July 13 (Bloomberg)--The U.S. government posted a smaller budget deficit in June compared with the same month last year as the economic recovery brought in more tax revenue. The excess of spending over receipts fell to $68.4 billion last month from $94.3 billion in June 2009, according to a Treasury Department report issued today in Washington. It was the 21st consecutive shortfall. For the fiscal year to date, the budget deficit totaled $1 trillion compared with $1.42 trillion during the prior year to date.

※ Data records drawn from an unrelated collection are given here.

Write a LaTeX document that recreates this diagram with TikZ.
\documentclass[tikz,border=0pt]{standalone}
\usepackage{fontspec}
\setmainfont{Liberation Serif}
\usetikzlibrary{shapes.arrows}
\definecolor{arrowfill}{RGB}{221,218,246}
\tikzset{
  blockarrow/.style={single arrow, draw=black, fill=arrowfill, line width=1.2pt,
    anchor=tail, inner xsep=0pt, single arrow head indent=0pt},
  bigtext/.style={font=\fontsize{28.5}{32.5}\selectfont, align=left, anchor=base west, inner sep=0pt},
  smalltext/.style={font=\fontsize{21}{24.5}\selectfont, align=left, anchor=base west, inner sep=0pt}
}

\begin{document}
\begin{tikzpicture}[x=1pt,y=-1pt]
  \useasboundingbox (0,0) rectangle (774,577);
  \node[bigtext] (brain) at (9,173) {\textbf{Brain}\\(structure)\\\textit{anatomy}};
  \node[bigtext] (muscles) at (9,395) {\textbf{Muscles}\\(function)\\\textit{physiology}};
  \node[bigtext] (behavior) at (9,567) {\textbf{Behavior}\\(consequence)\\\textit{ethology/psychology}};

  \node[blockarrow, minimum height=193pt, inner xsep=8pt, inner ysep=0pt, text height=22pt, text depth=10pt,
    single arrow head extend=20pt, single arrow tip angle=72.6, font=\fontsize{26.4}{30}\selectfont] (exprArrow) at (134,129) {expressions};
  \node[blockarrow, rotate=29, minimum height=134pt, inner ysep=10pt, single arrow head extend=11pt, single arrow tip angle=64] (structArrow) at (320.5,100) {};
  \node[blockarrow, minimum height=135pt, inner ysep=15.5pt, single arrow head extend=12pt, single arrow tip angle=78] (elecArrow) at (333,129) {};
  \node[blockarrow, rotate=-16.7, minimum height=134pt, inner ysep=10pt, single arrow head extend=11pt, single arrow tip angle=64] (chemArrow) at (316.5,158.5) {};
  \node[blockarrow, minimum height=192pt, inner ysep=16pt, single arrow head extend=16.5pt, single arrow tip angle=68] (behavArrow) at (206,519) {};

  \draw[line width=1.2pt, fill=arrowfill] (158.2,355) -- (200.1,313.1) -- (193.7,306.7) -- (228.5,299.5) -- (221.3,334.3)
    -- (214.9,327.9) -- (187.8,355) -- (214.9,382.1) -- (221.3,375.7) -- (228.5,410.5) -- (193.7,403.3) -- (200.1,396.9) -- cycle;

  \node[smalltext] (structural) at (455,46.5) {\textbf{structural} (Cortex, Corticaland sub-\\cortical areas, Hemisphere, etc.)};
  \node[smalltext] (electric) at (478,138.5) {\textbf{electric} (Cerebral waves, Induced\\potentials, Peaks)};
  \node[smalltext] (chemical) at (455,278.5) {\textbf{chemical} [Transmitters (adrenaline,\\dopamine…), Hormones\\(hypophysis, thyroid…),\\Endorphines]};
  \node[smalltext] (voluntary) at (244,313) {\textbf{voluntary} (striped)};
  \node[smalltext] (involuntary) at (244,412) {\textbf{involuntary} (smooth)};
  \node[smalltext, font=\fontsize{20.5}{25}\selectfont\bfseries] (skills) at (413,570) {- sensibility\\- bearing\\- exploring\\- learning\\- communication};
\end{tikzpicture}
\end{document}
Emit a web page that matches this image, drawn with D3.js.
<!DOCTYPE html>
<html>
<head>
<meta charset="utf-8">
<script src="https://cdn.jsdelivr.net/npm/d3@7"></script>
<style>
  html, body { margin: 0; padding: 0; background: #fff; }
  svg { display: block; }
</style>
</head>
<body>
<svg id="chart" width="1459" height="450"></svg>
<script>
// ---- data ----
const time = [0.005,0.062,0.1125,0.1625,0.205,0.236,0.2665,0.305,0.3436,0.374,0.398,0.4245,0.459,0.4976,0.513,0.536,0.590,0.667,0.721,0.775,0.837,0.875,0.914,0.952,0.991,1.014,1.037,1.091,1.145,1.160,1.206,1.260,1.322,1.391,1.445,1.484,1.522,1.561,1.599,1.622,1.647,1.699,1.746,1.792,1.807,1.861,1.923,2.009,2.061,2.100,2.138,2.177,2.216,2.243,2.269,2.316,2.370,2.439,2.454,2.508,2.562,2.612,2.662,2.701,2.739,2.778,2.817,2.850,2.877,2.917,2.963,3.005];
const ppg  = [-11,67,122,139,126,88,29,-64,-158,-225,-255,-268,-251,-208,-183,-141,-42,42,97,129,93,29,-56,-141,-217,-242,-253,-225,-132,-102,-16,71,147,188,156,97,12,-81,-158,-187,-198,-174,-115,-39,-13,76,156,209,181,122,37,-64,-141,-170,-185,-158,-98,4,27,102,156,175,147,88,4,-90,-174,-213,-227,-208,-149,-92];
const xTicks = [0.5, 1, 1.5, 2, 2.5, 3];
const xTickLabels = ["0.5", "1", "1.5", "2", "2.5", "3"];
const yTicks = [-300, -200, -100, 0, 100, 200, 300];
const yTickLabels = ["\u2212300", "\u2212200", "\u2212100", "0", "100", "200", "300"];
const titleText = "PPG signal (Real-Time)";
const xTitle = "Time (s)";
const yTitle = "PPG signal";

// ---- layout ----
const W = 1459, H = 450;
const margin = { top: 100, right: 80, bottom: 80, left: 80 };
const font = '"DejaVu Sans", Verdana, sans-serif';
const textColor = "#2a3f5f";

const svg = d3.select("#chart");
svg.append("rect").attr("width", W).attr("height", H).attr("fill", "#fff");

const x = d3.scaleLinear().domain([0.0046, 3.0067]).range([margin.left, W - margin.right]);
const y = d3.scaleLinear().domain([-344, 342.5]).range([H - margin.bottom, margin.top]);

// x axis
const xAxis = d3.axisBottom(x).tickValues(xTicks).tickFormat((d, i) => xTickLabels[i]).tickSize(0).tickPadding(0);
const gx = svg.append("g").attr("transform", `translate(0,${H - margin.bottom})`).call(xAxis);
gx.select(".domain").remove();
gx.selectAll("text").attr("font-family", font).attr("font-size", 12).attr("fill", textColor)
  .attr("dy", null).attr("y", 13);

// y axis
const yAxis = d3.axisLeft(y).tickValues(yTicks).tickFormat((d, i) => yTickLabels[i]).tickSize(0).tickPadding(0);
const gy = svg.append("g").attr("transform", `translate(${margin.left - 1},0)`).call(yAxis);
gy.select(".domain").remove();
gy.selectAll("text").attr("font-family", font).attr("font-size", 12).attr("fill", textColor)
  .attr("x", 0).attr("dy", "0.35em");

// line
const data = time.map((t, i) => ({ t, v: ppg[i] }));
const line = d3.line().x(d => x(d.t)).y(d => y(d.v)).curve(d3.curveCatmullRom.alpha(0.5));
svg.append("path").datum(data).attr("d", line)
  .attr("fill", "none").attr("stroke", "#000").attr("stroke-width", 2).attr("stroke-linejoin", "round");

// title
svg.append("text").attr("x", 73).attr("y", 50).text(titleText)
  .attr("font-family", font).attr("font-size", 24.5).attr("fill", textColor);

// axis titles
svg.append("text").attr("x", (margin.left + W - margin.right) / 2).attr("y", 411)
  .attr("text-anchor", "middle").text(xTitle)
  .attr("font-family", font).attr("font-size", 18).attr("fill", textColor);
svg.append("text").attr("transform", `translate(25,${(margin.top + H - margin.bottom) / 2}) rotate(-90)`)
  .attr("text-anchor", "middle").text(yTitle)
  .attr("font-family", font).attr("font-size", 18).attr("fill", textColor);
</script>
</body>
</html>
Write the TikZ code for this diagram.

Even as the economy recovers from the deepest recession since the 1930s, the budget deficit is forecast to reach a record $1.6 trillion this fiscal year as the government funds efforts to revive growth and employment. The mounting shortfalls underscore the challenge facing the Obama administration. “Tax receipts are growing at a pretty good rate,” said Brian Bethune, chief financial economist at IHS Global Insight in Lexington, Massachusetts. “We’re getting a lot of traction in the non-financial sector. It’s pretty powerful.” Year to date, the gap amounted to 9.2 percent of gross domestic product, down from 10.2 percent for the same period in 2009. The government’s June budget deficit compares with the $69 billion economists anticipated, based on the median of 35 estimates in a Bloomberg News survey. Projections ranged from deficits of $62 billion to $103.9 billion.
CBO Estimate
A report from the Commerce Department today showed the U.S. trade gap unexpectedly widened in May to the highest level in 18 months as a gain in imports outpaced an increase in shipments abroad. The gap expanded 4.8 percent to $42.3 billion as U.S. companies imported more capital equipment, automobiles and consumer goods. The budget figures were in line the estimate issued by the non-partisan Congressional Budget Office issued July 8, which projected a narrowing to $69 billion. “Because Memorial Day fell on the last day of May this year, some receipts were shifted from May into June,” the CBO said. The increase in revenue reflected a gain in corporate taxes. Receipts and other income climbed 17 percent to $251 billion in June from the same month last year, according to the Treasury.
Corporate Taxes
Corporate tax receipts were up 30 percent for the fiscal year to date to $133 billion from the same period in 2009. Individual income tax collections are down 4.4 percent year to date to $655.4 billion. Spending for the entire government for June increased 3.2 percent from the same month a year earlier to $319.5 billion. Spending by the Defense Department year to date rose to $499.1 billion from $472.8 billion in 2009. Outlays by the Social Security Administration increased to $564.2 billion for the fiscal year to date from $544.7 billion. Spending by the Department of Health and Human Services, which administers the Medicare and Medicaid programs, climbed to $631.4 billion.
President Barack Obama’s budget office will release its revised forecast for the U.S. economy on July 23, spokesman Kenneth Baer said on July 9. The Office of Management and Budget’s mid-session review will provide an update on the expected growth in the economy, unemployment and the deficit for fiscal 2010, which ends on Sept. 30. The Obama administration’s budget proposal was sent to Congress in February. The president today named Jack Lew, currently a top aide to Secretary of State Hillary Clinton, as head of the OMB. Lew would have to develop an austere budget that charts a path toward fulfilling Obama’s commitment to cutting the 2009 deficit of $1.4 trillion in half in five years. That would be accomplished partly through a freeze on spending outside of defense and national security programs, as outlined by Obama in February.